COLLECTED MATERIAL |
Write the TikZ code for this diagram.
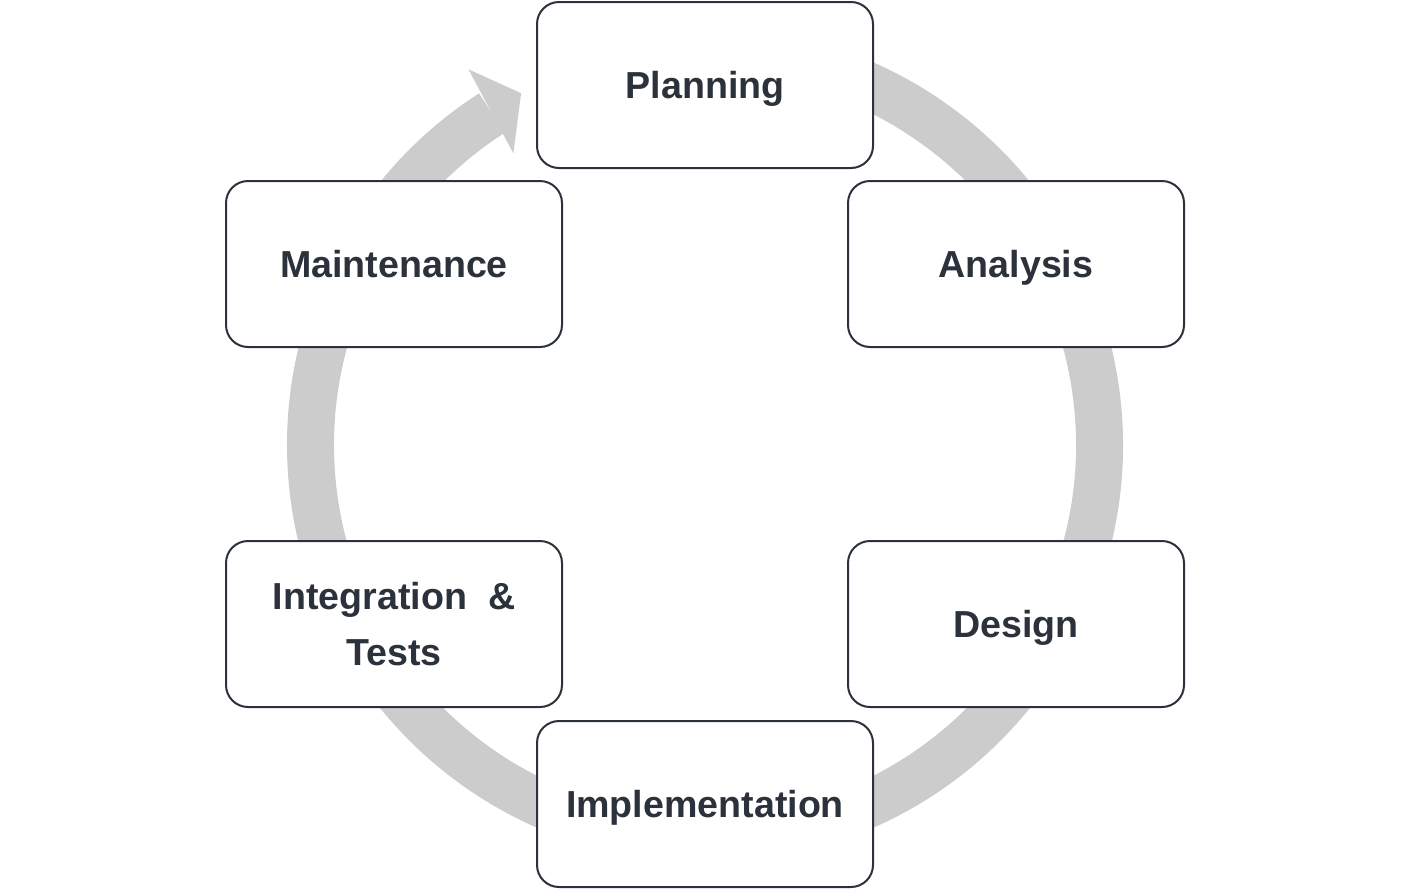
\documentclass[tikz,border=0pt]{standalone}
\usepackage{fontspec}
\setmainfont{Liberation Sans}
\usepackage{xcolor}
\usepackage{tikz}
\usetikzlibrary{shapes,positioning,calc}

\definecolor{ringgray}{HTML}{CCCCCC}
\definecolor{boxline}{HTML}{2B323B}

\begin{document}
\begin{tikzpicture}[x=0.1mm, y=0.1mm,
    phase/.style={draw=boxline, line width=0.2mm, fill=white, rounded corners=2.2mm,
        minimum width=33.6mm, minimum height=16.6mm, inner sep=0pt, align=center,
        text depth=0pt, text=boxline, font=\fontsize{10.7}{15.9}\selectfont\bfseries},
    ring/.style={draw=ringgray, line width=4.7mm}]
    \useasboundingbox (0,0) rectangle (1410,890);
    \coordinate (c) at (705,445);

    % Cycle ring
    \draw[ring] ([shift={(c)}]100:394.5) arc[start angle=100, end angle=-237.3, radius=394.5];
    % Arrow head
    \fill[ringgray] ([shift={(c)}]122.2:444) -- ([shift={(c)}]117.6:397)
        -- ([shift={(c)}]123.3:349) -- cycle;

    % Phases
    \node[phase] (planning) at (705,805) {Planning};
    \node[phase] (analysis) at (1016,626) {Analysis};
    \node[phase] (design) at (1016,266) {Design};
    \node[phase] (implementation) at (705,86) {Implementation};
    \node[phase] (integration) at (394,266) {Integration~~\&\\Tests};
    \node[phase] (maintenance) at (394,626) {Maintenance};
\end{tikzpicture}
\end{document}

OBJECTIVE |
Images in the data above are to be skipped. Retype all other material exactly.

SOLUTION TO THIS TASK |
Write the TikZ code for this diagram.
\documentclass[tikz,border=0pt]{standalone}
\usepackage{fontspec}
\setmainfont{Liberation Sans}
\usepackage{xcolor}
\usepackage{tikz}
\usetikzlibrary{shapes,positioning,calc}

\definecolor{ringgray}{HTML}{CCCCCC}
\definecolor{boxline}{HTML}{2B323B}

\begin{document}
\begin{tikzpicture}[x=0.1mm, y=0.1mm,
    phase/.style={draw=boxline, line width=0.2mm, fill=white, rounded corners=2.2mm,
        minimum width=33.6mm, minimum height=16.6mm, inner sep=0pt, align=center,
        text depth=0pt, text=boxline, font=\fontsize{10.7}{15.9}\selectfont\bfseries},
    ring/.style={draw=ringgray, line width=4.7mm}]
    \useasboundingbox (0,0) rectangle (1410,890);
    \coordinate (c) at (705,445);

    % Cycle ring
    \draw[ring] ([shift={(c)}]100:394.5) arc[start angle=100, end angle=-237.3, radius=394.5];
    % Arrow head
    \fill[ringgray] ([shift={(c)}]122.2:444) -- ([shift={(c)}]117.6:397)
        -- ([shift={(c)}]123.3:349) -- cycle;

    % Phases
    \node[phase] (planning) at (705,805) {Planning};
    \node[phase] (analysis) at (1016,626) {Analysis};
    \node[phase] (design) at (1016,266) {Design};
    \node[phase] (implementation) at (705,86) {Implementation};
    \node[phase] (integration) at (394,266) {Integration~~\&\\Tests};
    \node[phase] (maintenance) at (394,626) {Maintenance};
\end{tikzpicture}
\end{document}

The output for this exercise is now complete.